_OBJECTIVE_. Without the pictures, print the lines running from the beginning of the material to the line containing "const styRight = totalConv.map((c, i)", both ends included.

_RECORDED DATA_.
--- BEGIN ---

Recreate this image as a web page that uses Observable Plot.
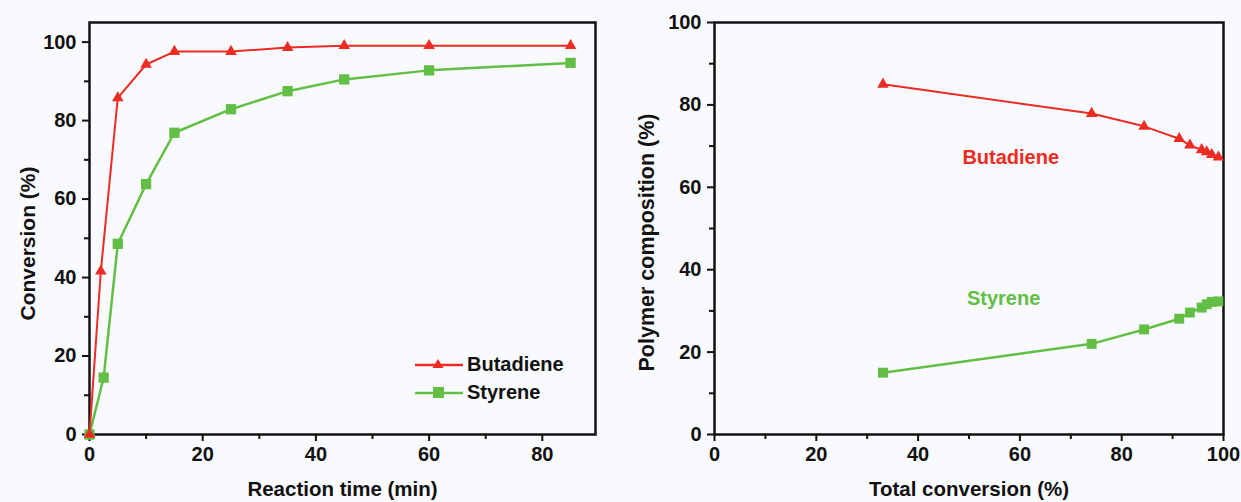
<!DOCTYPE html>
<html>
<head>
<meta charset="utf-8">
<script src="https://cdn.jsdelivr.net/npm/d3@7"></script>
<script src="https://cdn.jsdelivr.net/npm/@observablehq/plot@0.6"></script>
<style>
  html, body { margin: 0; padding: 0; background: #f9fafd; }
  #wrap { position: relative; width: 1241px; height: 502px; display: flex; }
  .legend { position: absolute; font-family: "Liberation Sans", Arial, sans-serif; font-weight: bold; font-size: 20px; color: #111; }
  .legend .row { display: flex; align-items: center; height: 28px; }
  .legend svg { margin-right: 3px; }
</style>
</head>
<body>
<div id="wrap"></div>
<script>
// ---- Data: left panel (conversion vs reaction time)
const timeMin = [0, 2, 5, 10, 15, 25, 35, 45, 60, 85];
const butadieneConv = [0, 41.6, 85.8, 94.3, 97.6, 97.6, 98.6, 99.1, 99.1, 99.1];
const styreneTime = [0, 2.5, 5, 10, 15, 25, 35, 45, 60, 85];
const styreneConv = [0, 14.5, 48.6, 63.8, 76.9, 82.9, 87.5, 90.5, 92.8, 94.7];

// ---- Data: right panel (polymer composition vs total conversion)
const totalConv = [33.1, 74.1, 84.4, 91.3, 93.4, 95.7, 96.7, 97.7, 99.0];
const butadieneComp = [85.0, 77.9, 74.8, 71.8, 70.2, 69.1, 68.6, 67.9, 67.3];
const styreneComp = [15.0, 22.0, 25.5, 28.1, 29.6, 30.8, 31.6, 32.2, 32.3];

const seriesNames = ["Butadiene", "Styrene"];
const xTicksLeft = [0, 20, 40, 60, 80];
const xMinorLeft = [10, 30, 50, 70];
const yTicks = [0, 20, 40, 60, 80, 100];
const yMinor = [10, 30, 50, 70, 90];
const xTicksRight = [0, 20, 40, 60, 80, 100];
const xMinorRight = [10, 30, 50, 70, 90];

const RED = "#ec2b22";
const GREEN = "#63be45";
const FONT = "Liberation Sans, Arial, sans-serif";

const butLeft = timeMin.map((t, i) => ({x: t, y: butadieneConv[i]}));
const styLeft = styreneTime.map((t, i) => ({x: t, y: styreneConv[i]}));
const butRight = totalConv.map((c, i) => ({x: c, y: butadieneComp[i]}));
const styRight = totalConv.map((c, i) => ({x: c, y: styreneComp[i]}));

const baseStyle = {fontFamily: FONT, fontSize: "20px", fontWeight: "bold", background: "transparent", color: "#111", overflow: "visible"};

function axes(xMajor, xMinor) {
  return [
    Plot.axisX({ticks: xMajor, tickSize: 7, tickPadding: 5, strokeWidth: 2, label: null, fontSize: 20, fontWeight: "bold"}),
    Plot.axisX({ticks: xMinor, tickSize: 5, tickFormat: () => "", strokeWidth: 2, label: null}),
    Plot.axisY({ticks: yTicks, tickSize: 7, tickPadding: 6, strokeWidth: 2, label: null, fontSize: 20, fontWeight: "bold"}),
    Plot.axisY({ticks: yMinor, tickSize: 5, tickFormat: () => "", strokeWidth: 2, label: null}),
    Plot.frame({stroke: "#111", strokeWidth: 2.5})
  ];
}

const left = Plot.plot({
  width: 620, height: 502,
  marginLeft: 89, marginRight: 25, marginTop: 22, marginBottom: 68,
  style: baseStyle,
  x: {domain: [0, 89.4]},
  y: {domain: [0, 105]},
  marks: [
    ...axes(xTicksLeft, xMinorLeft),
    Plot.line(styLeft, {x: "x", y: "y", stroke: GREEN, strokeWidth: 2.5}),
    Plot.dot(styLeft, {x: "x", y: "y", symbol: "square", r: 5.8, fill: GREEN}),
    Plot.line(butLeft, {x: "x", y: "y", stroke: RED, strokeWidth: 2}),
    Plot.dot(butLeft, {x: "x", y: "y", symbol: "triangle", r: 4.3, fill: RED}),
    Plot.text(["Reaction time (min)"], {frameAnchor: "bottom", dy: 55, textAnchor: "middle", lineAnchor: "middle", fontSize: 20.5, fontWeight: "bold", fill: "#111"}),
    Plot.text(["Conversion (%)"], {frameAnchor: "left", dx: -61, dy: 15, rotate: -90, textAnchor: "middle", lineAnchor: "middle", fontSize: 21, fontWeight: "bold", fill: "#111"})
  ]
});

const right = Plot.plot({
  width: 621, height: 502,
  marginLeft: 94, marginRight: 18, marginTop: 22, marginBottom: 68,
  style: baseStyle,
  x: {domain: [0, 100]},
  y: {domain: [0, 100]},
  marks: [
    ...axes(xTicksRight, xMinorRight),
    Plot.line(styRight, {x: "x", y: "y", stroke: GREEN, strokeWidth: 2.5}),
    Plot.dot(styRight, {x: "x", y: "y", symbol: "square", r: 5.6, fill: GREEN}),
    Plot.line(butRight, {x: "x", y: "y", stroke: RED, strokeWidth: 2}),
    Plot.dot(butRight, {x: "x", y: "y", symbol: "triangle", r: 4.3, fill: RED}),
    Plot.text([seriesNames[0]], {x: 58.2, y: 67.3, fill: RED, fontSize: 20, fontWeight: "bold", lineAnchor: "middle"}),
    Plot.text([seriesNames[1]], {x: 56.8, y: 33.1, fill: GREEN, fontSize: 20, fontWeight: "bold", lineAnchor: "middle"}),
    Plot.text(["Total conversion (%)"], {frameAnchor: "bottom", dy: 55, textAnchor: "middle", lineAnchor: "middle", fontSize: 20.5, fontWeight: "bold", fill: "#111"}),
    Plot.text(["Polymer composition (%)"], {frameAnchor: "left", dx: -67, dy: 14, rotate: -90, textAnchor: "middle", lineAnchor: "middle", fontSize: 21.5, fontWeight: "bold", fill: "#111"})
  ]
});

const wrap = document.getElementById("wrap");
wrap.appendChild(left);
wrap.appendChild(right);

// Legend for the left panel
const legend = document.createElement("div");
legend.className = "legend";
legend.style.left = "414px";
legend.style.top = "350px";
function sym(color, shape) {
  const s = shape === "triangle"
    ? `<path d="M24,3 L29.5,12 L18.5,12 Z" fill="${color}"/>`
    : `<rect x="19" y="3" width="11" height="11" fill="${color}"/>`;
  return `<svg width="50" height="16" viewBox="0 0 50 16"><line x1="1" y1="9" x2="49" y2="9" stroke="${color}" stroke-width="2.5"/>${s}</svg>`;
}
legend.innerHTML =
  `<div class="row">${sym(RED, "triangle")}<span>${seriesNames[0]}</span></div>` +
  `<div class="row">${sym(GREEN, "square")}<span>${seriesNames[1]}</span></div>`;
wrap.appendChild(legend);
</script>
</body>
</html>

--- END ---

_OUTPUT_.
Recreate this image as a web page that uses Observable Plot.
<!DOCTYPE html>
<html>
<head>
<meta charset="utf-8">
<script src="https://cdn.jsdelivr.net/npm/d3@7"></script>
<script src="https://cdn.jsdelivr.net/npm/@observablehq/plot@0.6"></script>
<style>
  html, body { margin: 0; padding: 0; background: #f9fafd; }
  #wrap { position: relative; width: 1241px; height: 502px; display: flex; }
  .legend { position: absolute; font-family: "Liberation Sans", Arial, sans-serif; font-weight: bold; font-size: 20px; color: #111; }
  .legend .row { display: flex; align-items: center; height: 28px; }
  .legend svg { margin-right: 3px; }
</style>
</head>
<body>
<div id="wrap"></div>
<script>
// ---- Data: left panel (conversion vs reaction time)
const timeMin = [0, 2, 5, 10, 15, 25, 35, 45, 60, 85];
const butadieneConv = [0, 41.6, 85.8, 94.3, 97.6, 97.6, 98.6, 99.1, 99.1, 99.1];
const styreneTime = [0, 2.5, 5, 10, 15, 25, 35, 45, 60, 85];
const styreneConv = [0, 14.5, 48.6, 63.8, 76.9, 82.9, 87.5, 90.5, 92.8, 94.7];

// ---- Data: right panel (polymer composition vs total conversion)
const totalConv = [33.1, 74.1, 84.4, 91.3, 93.4, 95.7, 96.7, 97.7, 99.0];
const butadieneComp = [85.0, 77.9, 74.8, 71.8, 70.2, 69.1, 68.6, 67.9, 67.3];
const styreneComp = [15.0, 22.0, 25.5, 28.1, 29.6, 30.8, 31.6, 32.2, 32.3];

const seriesNames = ["Butadiene", "Styrene"];
const xTicksLeft = [0, 20, 40, 60, 80];
const xMinorLeft = [10, 30, 50, 70];
const yTicks = [0, 20, 40, 60, 80, 100];
const yMinor = [10, 30, 50, 70, 90];
const xTicksRight = [0, 20, 40, 60, 80, 100];
const xMinorRight = [10, 30, 50, 70, 90];

const RED = "#ec2b22";
const GREEN = "#63be45";
const FONT = "Liberation Sans, Arial, sans-serif";

const butLeft = timeMin.map((t, i) => ({x: t, y: butadieneConv[i]}));
const styLeft = styreneTime.map((t, i) => ({x: t, y: styreneConv[i]}));
const butRight = totalConv.map((c, i) => ({x: c, y: butadieneComp[i]}));
const styRight = totalConv.map((c, i) => ({x: c, y: styreneComp[i]}));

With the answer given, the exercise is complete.